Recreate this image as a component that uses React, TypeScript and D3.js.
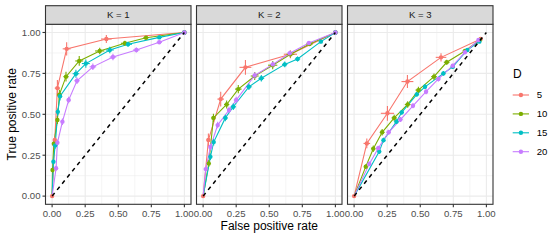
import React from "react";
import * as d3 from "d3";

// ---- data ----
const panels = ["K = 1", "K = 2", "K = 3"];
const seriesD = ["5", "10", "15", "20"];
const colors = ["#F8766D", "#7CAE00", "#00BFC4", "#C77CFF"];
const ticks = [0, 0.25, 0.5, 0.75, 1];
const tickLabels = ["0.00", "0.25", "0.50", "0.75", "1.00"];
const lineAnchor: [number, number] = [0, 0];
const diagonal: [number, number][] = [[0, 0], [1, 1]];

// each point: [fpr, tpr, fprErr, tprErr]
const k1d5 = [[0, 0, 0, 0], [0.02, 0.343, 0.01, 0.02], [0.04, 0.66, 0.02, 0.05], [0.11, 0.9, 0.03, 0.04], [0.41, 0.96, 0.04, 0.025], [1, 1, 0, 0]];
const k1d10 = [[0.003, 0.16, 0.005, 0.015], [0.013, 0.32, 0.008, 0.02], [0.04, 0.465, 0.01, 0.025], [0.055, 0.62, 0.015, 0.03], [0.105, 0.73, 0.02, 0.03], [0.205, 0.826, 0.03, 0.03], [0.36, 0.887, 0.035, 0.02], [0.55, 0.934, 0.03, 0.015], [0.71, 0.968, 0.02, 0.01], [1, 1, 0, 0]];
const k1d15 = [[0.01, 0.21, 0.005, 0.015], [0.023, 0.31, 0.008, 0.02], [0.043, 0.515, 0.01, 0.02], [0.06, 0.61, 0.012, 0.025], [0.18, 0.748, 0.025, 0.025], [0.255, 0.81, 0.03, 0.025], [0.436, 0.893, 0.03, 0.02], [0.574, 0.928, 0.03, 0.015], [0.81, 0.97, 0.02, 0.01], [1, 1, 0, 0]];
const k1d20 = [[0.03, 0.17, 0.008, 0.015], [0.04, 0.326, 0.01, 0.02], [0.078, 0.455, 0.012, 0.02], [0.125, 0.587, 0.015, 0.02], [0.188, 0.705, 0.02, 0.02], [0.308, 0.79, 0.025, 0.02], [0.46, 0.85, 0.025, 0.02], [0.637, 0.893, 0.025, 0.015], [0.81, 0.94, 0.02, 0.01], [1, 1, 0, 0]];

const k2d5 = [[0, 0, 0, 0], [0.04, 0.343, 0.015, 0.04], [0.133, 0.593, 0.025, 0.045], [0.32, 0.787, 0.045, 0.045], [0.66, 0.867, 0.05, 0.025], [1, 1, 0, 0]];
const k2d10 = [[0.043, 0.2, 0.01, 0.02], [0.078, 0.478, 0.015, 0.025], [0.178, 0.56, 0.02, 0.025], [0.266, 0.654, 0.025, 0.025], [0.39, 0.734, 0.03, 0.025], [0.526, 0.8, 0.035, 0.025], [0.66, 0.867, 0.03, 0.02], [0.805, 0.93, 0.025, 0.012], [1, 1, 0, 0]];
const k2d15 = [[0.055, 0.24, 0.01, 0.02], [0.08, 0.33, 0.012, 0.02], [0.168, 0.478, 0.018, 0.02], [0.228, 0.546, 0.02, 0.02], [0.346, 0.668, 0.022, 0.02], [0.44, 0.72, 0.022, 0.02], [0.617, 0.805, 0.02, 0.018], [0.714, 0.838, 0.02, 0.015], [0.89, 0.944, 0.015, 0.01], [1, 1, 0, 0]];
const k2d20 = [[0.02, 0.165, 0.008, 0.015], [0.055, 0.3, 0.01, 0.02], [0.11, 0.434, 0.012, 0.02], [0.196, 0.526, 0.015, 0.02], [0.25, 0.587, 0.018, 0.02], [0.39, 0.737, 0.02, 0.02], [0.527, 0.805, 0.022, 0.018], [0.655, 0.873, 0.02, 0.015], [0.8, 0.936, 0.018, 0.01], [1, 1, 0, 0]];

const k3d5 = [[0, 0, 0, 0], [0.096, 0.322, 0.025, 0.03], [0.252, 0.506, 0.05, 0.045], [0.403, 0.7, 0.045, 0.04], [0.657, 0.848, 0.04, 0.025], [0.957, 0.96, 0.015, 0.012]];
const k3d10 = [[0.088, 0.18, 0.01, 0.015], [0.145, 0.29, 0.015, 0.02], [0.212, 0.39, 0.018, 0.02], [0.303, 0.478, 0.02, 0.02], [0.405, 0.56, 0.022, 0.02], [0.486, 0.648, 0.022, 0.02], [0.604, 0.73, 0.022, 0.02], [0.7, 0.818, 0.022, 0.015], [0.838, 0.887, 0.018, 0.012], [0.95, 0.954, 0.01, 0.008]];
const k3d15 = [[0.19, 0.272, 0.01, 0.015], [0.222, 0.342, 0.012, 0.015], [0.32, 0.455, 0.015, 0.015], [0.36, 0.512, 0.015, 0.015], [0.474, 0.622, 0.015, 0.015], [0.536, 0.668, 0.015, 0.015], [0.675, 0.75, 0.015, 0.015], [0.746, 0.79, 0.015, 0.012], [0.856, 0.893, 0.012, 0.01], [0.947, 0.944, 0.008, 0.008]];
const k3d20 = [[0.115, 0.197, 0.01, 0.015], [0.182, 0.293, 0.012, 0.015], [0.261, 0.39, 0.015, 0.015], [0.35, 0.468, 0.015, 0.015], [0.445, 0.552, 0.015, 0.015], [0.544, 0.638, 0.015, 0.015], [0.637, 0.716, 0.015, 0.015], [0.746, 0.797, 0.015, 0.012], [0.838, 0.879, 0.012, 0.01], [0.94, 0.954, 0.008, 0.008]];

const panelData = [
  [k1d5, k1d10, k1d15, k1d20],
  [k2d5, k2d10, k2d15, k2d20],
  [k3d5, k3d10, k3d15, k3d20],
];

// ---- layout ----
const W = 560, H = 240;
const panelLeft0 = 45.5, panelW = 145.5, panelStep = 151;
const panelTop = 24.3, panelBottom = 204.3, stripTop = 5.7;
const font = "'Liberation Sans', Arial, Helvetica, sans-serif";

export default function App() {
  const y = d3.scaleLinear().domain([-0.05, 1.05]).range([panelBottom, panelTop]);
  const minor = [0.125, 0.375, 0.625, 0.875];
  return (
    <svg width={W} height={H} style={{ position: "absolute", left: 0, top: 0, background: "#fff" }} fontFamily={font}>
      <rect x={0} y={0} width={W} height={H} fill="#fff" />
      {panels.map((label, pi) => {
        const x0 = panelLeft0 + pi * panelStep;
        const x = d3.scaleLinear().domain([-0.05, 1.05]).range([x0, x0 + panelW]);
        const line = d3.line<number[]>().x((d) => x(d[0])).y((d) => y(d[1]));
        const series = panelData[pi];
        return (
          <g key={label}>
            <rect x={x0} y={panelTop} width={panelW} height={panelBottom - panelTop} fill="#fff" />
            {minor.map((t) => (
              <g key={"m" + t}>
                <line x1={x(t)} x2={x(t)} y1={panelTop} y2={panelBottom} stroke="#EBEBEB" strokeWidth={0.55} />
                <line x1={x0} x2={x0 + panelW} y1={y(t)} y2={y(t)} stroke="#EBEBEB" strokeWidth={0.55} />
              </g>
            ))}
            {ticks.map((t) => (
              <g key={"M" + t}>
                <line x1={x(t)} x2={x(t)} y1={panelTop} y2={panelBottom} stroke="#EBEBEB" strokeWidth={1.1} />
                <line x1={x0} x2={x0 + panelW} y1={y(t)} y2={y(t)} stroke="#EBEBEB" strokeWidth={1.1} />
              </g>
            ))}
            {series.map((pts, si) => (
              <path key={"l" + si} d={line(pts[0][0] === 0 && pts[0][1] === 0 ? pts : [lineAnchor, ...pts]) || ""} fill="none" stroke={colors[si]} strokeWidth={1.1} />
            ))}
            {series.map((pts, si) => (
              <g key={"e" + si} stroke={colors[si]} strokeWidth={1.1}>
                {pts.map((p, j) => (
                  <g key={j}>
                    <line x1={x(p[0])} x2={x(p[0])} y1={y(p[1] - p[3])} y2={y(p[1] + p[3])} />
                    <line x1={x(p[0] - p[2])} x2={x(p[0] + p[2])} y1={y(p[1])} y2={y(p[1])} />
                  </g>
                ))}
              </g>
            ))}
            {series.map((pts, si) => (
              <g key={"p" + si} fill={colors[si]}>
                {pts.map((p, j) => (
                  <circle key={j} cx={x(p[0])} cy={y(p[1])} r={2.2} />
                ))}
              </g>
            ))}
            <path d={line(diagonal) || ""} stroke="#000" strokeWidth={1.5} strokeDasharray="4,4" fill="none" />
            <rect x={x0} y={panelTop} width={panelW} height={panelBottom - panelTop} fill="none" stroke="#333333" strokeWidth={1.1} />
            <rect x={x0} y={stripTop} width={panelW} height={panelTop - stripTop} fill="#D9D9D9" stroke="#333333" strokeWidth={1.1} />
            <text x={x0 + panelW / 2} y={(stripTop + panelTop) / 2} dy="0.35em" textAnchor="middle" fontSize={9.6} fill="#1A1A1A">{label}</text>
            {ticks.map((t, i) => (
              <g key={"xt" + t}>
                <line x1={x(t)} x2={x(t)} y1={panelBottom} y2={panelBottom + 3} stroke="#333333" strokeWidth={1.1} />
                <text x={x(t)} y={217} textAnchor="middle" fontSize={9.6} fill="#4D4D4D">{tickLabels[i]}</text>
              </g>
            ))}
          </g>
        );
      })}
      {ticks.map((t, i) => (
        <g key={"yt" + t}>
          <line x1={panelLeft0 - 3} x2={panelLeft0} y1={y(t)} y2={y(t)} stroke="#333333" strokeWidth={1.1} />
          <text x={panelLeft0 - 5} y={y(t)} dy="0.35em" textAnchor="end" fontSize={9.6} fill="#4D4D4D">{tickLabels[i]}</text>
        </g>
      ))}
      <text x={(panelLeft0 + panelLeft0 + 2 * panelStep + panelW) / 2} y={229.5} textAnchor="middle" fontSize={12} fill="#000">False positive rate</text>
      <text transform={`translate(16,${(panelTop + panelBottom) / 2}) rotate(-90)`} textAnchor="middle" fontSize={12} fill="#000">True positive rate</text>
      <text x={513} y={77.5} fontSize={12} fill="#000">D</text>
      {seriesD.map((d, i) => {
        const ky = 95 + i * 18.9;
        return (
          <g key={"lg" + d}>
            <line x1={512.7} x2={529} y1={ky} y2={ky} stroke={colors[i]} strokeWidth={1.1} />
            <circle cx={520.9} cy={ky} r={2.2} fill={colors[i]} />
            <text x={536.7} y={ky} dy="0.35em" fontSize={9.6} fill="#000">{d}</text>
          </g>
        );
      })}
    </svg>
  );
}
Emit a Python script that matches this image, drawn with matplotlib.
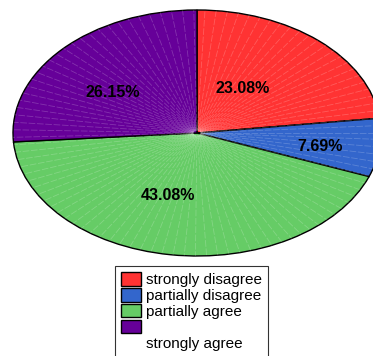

◇ ◇ ◇ ◇ ◇ ◇ ◇

## [YOUR OBJECTIVE]
Please give again the entries word for word, starting at the first line and ending with the line that contains "const diagonal: [number, number][]"; include both of those lines but none of the pictures.

## [ANSWER TO THE TASK]
Recreate this image as a component that uses React, TypeScript and D3.js.
import React from "react";
import * as d3 from "d3";

// ---- data ----
const panels = ["K = 1", "K = 2", "K = 3"];
const seriesD = ["5", "10", "15", "20"];
const colors = ["#F8766D", "#7CAE00", "#00BFC4", "#C77CFF"];
const ticks = [0, 0.25, 0.5, 0.75, 1];
const tickLabels = ["0.00", "0.25", "0.50", "0.75", "1.00"];
const lineAnchor: [number, number] = [0, 0];
const diagonal: [number, number][] = [[0, 0], [1, 1]];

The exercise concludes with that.